## start Dataset entries

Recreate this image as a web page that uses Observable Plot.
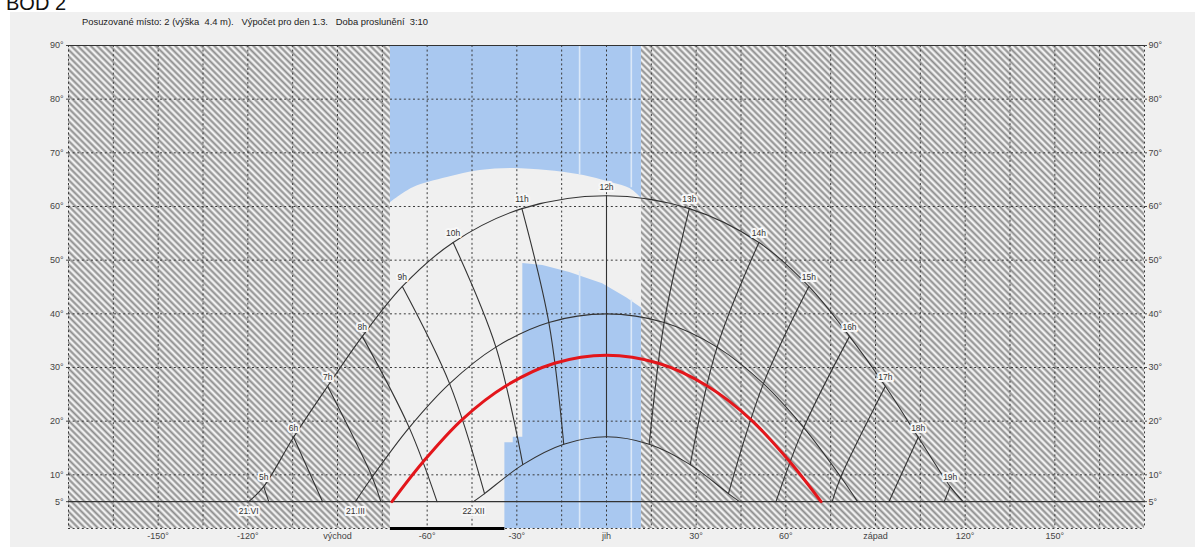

## end Dataset entries
## start Dataset entries

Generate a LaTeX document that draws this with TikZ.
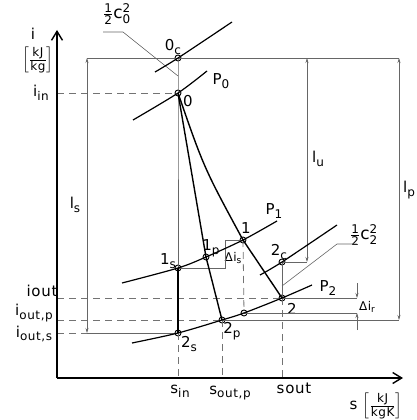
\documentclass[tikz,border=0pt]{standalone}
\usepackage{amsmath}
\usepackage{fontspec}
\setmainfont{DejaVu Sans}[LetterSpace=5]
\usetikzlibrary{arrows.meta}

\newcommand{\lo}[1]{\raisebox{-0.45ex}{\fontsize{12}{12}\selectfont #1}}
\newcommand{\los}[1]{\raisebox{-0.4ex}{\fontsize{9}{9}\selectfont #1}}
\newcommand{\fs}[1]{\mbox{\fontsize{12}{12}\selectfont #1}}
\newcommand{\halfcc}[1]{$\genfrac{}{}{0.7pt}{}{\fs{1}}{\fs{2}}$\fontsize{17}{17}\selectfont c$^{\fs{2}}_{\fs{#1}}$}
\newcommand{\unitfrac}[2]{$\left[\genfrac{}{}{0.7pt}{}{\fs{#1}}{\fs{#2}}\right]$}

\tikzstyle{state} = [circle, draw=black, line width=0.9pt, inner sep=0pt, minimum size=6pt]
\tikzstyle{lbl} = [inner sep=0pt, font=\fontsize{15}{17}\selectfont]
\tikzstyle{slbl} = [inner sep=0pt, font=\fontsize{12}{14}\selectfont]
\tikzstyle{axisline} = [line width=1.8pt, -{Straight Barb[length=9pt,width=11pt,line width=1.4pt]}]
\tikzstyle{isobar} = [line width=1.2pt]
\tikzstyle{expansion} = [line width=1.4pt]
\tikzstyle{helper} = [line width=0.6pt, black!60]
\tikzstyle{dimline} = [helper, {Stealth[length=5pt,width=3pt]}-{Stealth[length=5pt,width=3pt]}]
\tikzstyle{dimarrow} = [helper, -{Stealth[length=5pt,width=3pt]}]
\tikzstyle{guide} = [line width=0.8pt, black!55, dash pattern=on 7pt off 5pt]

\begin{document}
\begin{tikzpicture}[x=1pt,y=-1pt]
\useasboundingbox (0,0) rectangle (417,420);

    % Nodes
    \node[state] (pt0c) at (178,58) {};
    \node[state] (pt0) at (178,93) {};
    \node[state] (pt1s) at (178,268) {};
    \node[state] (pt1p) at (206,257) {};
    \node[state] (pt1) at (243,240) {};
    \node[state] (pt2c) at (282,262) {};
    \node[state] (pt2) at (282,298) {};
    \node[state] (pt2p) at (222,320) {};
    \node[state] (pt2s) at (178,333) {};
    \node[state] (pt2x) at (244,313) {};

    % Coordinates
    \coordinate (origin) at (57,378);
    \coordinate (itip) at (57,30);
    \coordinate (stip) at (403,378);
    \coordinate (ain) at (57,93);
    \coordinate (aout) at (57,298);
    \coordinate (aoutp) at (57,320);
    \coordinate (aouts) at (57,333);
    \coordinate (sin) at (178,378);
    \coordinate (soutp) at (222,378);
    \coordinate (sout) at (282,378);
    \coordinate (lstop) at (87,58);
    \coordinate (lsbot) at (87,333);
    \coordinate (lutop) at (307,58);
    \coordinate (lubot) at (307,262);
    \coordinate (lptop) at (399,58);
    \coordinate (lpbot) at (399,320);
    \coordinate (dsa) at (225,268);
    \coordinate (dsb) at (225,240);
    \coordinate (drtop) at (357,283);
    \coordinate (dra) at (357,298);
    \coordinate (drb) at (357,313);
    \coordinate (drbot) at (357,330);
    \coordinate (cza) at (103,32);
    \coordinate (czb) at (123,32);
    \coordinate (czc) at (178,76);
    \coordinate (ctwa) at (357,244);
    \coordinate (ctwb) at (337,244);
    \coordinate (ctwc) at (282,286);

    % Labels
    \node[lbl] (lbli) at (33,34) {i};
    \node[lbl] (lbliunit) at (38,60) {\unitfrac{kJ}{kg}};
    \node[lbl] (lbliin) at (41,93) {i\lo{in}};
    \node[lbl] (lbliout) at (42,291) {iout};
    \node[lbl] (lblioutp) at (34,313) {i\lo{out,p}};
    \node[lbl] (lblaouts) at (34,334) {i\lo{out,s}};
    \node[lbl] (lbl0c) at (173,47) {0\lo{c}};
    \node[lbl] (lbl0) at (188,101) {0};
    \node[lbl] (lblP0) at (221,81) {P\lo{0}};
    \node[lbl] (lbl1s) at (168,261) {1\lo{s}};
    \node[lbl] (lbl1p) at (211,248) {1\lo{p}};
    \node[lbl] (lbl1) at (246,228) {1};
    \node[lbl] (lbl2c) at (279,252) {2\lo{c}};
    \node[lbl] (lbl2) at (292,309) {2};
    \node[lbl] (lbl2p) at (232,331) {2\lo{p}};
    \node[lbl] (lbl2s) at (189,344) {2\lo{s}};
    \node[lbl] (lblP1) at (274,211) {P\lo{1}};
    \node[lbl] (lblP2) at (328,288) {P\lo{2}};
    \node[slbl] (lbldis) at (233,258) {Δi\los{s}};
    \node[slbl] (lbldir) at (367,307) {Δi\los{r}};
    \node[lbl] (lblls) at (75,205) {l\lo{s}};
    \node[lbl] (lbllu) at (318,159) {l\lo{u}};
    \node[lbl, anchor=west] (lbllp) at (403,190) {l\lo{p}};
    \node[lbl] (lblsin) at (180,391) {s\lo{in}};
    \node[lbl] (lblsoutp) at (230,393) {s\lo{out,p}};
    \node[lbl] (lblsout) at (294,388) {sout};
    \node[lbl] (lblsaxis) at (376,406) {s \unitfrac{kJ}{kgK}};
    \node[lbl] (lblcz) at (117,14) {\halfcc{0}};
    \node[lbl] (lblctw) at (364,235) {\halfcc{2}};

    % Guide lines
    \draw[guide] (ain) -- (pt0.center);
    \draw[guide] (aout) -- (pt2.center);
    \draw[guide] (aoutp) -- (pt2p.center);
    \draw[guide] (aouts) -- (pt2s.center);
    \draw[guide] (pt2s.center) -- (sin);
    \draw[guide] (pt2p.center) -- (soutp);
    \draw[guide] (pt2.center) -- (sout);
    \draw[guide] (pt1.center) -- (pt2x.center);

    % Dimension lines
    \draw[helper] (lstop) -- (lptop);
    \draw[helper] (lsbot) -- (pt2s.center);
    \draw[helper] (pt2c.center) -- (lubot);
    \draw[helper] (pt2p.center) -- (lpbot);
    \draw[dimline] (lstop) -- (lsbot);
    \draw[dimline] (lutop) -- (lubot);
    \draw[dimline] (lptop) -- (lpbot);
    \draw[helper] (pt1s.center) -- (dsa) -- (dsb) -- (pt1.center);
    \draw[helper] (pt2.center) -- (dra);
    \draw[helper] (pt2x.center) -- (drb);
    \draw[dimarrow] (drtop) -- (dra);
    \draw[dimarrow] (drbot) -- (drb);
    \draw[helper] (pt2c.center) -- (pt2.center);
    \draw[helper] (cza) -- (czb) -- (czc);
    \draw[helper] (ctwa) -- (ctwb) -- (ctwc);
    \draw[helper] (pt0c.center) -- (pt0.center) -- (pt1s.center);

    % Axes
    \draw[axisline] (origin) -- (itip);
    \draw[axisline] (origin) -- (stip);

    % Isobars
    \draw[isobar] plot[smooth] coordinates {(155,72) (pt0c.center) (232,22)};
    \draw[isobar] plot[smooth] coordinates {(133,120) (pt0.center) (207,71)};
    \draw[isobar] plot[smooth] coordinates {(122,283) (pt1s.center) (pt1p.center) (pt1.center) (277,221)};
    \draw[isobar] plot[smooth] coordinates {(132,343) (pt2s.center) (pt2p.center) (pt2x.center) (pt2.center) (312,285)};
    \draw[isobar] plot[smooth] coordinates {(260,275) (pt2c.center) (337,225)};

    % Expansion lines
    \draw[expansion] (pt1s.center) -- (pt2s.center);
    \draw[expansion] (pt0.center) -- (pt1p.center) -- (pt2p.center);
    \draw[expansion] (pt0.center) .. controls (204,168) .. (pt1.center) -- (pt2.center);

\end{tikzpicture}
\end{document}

## end Dataset entries

Brief ▸ Copy and report every line where the word "this" is present.

Correct output ▸
Recreate this image as a web page that uses Observable Plot.
Generate a LaTeX document that draws this with TikZ.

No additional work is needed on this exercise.